▶ DIRECTIONS FOR THIS TASK: Taking the data below, please print only the lines from the line holding "Output the LaTeX" to the line holding "(makuzu) at (569,57.9)", inclusive, with pictures omitted.
— Start of MATERIAL —
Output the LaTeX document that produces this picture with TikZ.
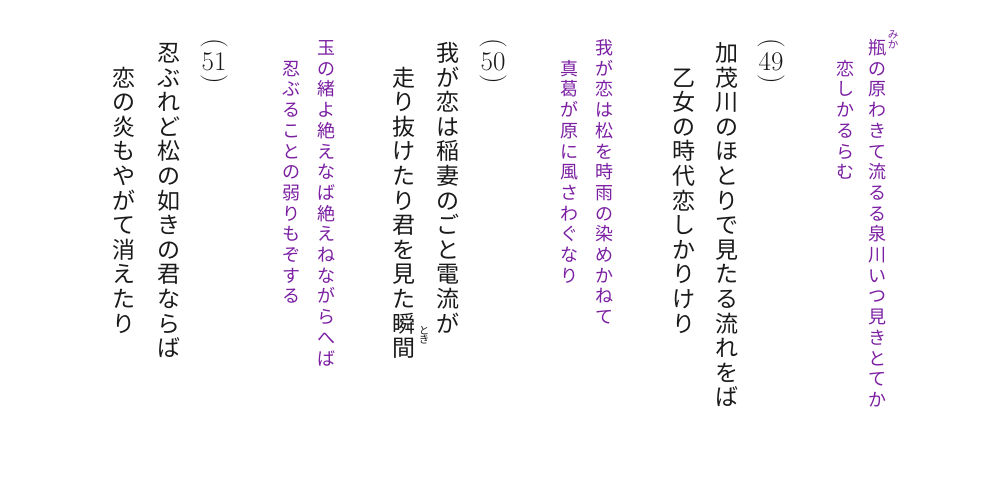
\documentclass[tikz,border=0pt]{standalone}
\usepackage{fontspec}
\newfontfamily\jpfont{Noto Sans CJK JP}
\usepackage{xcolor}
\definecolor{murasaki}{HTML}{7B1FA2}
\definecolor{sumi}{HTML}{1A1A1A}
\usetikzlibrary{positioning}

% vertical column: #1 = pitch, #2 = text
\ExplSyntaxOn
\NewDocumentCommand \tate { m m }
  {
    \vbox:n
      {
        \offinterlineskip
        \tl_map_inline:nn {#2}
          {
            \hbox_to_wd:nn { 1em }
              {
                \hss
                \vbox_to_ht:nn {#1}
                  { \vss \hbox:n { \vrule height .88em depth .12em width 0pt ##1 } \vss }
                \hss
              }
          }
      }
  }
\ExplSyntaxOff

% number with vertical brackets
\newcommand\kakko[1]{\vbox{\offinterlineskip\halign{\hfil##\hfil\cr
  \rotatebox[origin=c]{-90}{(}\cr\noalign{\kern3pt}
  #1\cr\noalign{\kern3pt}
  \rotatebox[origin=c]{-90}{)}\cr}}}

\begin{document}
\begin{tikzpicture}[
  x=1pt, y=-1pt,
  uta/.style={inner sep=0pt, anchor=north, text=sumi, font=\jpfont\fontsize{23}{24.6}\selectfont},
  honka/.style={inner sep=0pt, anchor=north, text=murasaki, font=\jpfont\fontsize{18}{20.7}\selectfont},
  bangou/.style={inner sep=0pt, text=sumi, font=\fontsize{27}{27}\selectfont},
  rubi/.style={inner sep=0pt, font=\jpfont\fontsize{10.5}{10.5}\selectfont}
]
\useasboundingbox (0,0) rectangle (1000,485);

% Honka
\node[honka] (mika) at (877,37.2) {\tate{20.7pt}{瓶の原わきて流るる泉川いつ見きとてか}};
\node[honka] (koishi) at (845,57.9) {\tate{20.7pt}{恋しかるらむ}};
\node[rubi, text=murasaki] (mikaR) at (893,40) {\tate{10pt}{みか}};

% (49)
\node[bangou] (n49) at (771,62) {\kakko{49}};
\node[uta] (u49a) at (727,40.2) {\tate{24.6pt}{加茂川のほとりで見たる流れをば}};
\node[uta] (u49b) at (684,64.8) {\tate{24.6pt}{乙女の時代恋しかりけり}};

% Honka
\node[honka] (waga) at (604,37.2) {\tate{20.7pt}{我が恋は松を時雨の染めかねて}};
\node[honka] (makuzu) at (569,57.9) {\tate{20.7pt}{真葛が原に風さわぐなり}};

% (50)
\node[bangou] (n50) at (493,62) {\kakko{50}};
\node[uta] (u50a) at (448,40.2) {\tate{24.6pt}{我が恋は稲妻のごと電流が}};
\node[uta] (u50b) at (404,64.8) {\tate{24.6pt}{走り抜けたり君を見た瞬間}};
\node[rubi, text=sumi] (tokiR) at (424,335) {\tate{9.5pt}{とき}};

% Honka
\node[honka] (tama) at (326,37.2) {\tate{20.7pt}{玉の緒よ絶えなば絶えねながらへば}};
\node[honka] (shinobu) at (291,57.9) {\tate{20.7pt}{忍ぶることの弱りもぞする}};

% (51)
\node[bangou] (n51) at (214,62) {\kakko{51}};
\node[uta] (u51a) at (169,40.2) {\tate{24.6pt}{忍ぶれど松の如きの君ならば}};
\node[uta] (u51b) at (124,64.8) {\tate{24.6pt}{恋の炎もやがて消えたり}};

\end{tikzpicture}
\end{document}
— End of MATERIAL —
— Start of MATERIAL —
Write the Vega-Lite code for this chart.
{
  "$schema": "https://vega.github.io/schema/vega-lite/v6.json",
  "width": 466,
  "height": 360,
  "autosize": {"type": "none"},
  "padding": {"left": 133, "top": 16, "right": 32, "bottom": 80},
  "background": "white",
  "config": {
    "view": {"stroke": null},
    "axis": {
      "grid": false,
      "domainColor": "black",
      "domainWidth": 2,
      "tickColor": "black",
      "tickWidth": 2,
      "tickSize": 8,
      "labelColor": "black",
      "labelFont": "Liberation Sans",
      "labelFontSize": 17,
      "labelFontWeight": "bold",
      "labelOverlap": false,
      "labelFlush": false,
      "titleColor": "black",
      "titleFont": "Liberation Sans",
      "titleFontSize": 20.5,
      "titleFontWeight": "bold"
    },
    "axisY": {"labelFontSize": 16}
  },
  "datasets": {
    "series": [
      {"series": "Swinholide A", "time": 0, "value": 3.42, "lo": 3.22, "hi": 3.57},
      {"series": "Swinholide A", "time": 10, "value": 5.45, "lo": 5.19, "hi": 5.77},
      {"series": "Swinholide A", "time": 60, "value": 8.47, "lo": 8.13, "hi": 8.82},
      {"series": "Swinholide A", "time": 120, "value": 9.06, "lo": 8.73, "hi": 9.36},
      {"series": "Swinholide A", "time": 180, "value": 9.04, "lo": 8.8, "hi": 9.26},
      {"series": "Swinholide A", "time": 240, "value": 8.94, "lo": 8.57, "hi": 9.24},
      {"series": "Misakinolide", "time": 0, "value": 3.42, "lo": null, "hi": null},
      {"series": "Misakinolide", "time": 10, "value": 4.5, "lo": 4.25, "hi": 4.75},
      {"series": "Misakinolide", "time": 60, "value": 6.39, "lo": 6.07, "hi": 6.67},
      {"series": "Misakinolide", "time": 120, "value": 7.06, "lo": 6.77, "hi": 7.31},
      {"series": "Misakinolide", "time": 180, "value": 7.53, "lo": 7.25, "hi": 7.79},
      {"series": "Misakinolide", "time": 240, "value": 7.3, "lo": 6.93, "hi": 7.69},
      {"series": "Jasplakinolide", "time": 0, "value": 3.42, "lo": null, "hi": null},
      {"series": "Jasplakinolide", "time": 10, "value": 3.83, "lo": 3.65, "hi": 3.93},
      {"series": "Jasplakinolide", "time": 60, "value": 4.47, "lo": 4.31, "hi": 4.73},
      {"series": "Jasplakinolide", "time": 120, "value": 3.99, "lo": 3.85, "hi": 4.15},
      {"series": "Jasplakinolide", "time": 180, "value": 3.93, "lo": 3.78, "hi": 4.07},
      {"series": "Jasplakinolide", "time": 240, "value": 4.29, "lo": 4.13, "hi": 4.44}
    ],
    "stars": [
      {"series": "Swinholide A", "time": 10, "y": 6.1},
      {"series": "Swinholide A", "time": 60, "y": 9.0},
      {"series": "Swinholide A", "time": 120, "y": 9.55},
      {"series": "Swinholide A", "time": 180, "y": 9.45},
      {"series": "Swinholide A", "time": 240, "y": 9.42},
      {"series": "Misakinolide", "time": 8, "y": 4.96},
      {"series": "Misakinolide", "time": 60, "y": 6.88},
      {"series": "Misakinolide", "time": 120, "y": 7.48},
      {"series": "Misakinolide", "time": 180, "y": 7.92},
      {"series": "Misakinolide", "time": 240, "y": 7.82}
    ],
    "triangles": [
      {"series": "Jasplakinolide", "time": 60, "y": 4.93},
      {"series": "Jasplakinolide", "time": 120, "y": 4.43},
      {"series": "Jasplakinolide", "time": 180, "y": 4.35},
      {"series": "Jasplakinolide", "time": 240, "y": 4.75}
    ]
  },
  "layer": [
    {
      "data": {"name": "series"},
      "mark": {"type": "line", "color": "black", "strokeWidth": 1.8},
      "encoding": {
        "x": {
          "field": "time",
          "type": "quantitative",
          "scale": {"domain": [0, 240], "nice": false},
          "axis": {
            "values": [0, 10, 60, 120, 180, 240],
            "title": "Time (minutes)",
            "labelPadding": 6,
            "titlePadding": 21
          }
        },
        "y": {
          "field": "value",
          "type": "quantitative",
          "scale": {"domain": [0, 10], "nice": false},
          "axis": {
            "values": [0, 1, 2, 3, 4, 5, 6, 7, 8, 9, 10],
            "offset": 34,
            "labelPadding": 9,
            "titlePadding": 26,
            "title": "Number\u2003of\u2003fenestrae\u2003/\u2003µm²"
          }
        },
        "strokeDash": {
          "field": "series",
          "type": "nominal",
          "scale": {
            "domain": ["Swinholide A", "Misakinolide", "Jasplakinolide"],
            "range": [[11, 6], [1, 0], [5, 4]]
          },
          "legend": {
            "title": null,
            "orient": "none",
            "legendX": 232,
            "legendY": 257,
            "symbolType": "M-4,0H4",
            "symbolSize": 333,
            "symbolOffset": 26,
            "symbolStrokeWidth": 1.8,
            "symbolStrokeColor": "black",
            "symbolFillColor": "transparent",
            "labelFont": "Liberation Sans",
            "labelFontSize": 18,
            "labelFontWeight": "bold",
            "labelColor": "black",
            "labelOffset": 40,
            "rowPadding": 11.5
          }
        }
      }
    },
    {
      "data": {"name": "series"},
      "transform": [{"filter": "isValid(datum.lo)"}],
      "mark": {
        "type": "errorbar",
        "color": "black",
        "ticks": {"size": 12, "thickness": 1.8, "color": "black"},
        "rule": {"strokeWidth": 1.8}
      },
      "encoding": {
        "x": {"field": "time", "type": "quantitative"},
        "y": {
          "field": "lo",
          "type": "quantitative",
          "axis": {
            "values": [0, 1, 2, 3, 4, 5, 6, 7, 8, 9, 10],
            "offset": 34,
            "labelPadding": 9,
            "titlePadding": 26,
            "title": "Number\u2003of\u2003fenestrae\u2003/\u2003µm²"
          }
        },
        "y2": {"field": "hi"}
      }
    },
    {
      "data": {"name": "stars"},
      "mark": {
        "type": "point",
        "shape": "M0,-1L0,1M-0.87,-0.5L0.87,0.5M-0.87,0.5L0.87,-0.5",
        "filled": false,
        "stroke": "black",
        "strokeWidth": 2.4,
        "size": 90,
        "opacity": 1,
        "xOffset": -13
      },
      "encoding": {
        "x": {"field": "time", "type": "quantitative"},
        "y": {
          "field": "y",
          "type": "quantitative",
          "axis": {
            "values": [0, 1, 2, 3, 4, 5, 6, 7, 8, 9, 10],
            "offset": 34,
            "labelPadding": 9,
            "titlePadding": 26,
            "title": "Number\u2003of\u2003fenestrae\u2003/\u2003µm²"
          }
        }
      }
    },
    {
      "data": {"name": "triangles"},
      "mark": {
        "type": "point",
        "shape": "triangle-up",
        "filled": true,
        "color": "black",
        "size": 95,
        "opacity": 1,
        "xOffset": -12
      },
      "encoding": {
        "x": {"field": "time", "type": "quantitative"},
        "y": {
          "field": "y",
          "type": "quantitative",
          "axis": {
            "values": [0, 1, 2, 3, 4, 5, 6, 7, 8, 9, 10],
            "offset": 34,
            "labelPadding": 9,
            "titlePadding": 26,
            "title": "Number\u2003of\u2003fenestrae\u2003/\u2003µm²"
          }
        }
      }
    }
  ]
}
— End of MATERIAL —
▶ OUTPUT OF THE TASK:
Output the LaTeX document that produces this picture with TikZ.
\documentclass[tikz,border=0pt]{standalone}
\usepackage{fontspec}
\newfontfamily\jpfont{Noto Sans CJK JP}
\usepackage{xcolor}
\definecolor{murasaki}{HTML}{7B1FA2}
\definecolor{sumi}{HTML}{1A1A1A}
\usetikzlibrary{positioning}

% vertical column: #1 = pitch, #2 = text
\ExplSyntaxOn
\NewDocumentCommand \tate { m m }
  {
    \vbox:n
      {
        \offinterlineskip
        \tl_map_inline:nn {#2}
          {
            \hbox_to_wd:nn { 1em }
              {
                \hss
                \vbox_to_ht:nn {#1}
                  { \vss \hbox:n { \vrule height .88em depth .12em width 0pt ##1 } \vss }
                \hss
              }
          }
      }
  }
\ExplSyntaxOff

% number with vertical brackets
\newcommand\kakko[1]{\vbox{\offinterlineskip\halign{\hfil##\hfil\cr
  \rotatebox[origin=c]{-90}{(}\cr\noalign{\kern3pt}
  #1\cr\noalign{\kern3pt}
  \rotatebox[origin=c]{-90}{)}\cr}}}

\begin{document}
\begin{tikzpicture}[
  x=1pt, y=-1pt,
  uta/.style={inner sep=0pt, anchor=north, text=sumi, font=\jpfont\fontsize{23}{24.6}\selectfont},
  honka/.style={inner sep=0pt, anchor=north, text=murasaki, font=\jpfont\fontsize{18}{20.7}\selectfont},
  bangou/.style={inner sep=0pt, text=sumi, font=\fontsize{27}{27}\selectfont},
  rubi/.style={inner sep=0pt, font=\jpfont\fontsize{10.5}{10.5}\selectfont}
]
\useasboundingbox (0,0) rectangle (1000,485);

% Honka
\node[honka] (mika) at (877,37.2) {\tate{20.7pt}{瓶の原わきて流るる泉川いつ見きとてか}};
\node[honka] (koishi) at (845,57.9) {\tate{20.7pt}{恋しかるらむ}};
\node[rubi, text=murasaki] (mikaR) at (893,40) {\tate{10pt}{みか}};

% (49)
\node[bangou] (n49) at (771,62) {\kakko{49}};
\node[uta] (u49a) at (727,40.2) {\tate{24.6pt}{加茂川のほとりで見たる流れをば}};
\node[uta] (u49b) at (684,64.8) {\tate{24.6pt}{乙女の時代恋しかりけり}};

% Honka
\node[honka] (waga) at (604,37.2) {\tate{20.7pt}{我が恋は松を時雨の染めかねて}};
\node[honka] (makuzu) at (569,57.9) {\tate{20.7pt}{真葛が原に風さわぐなり}};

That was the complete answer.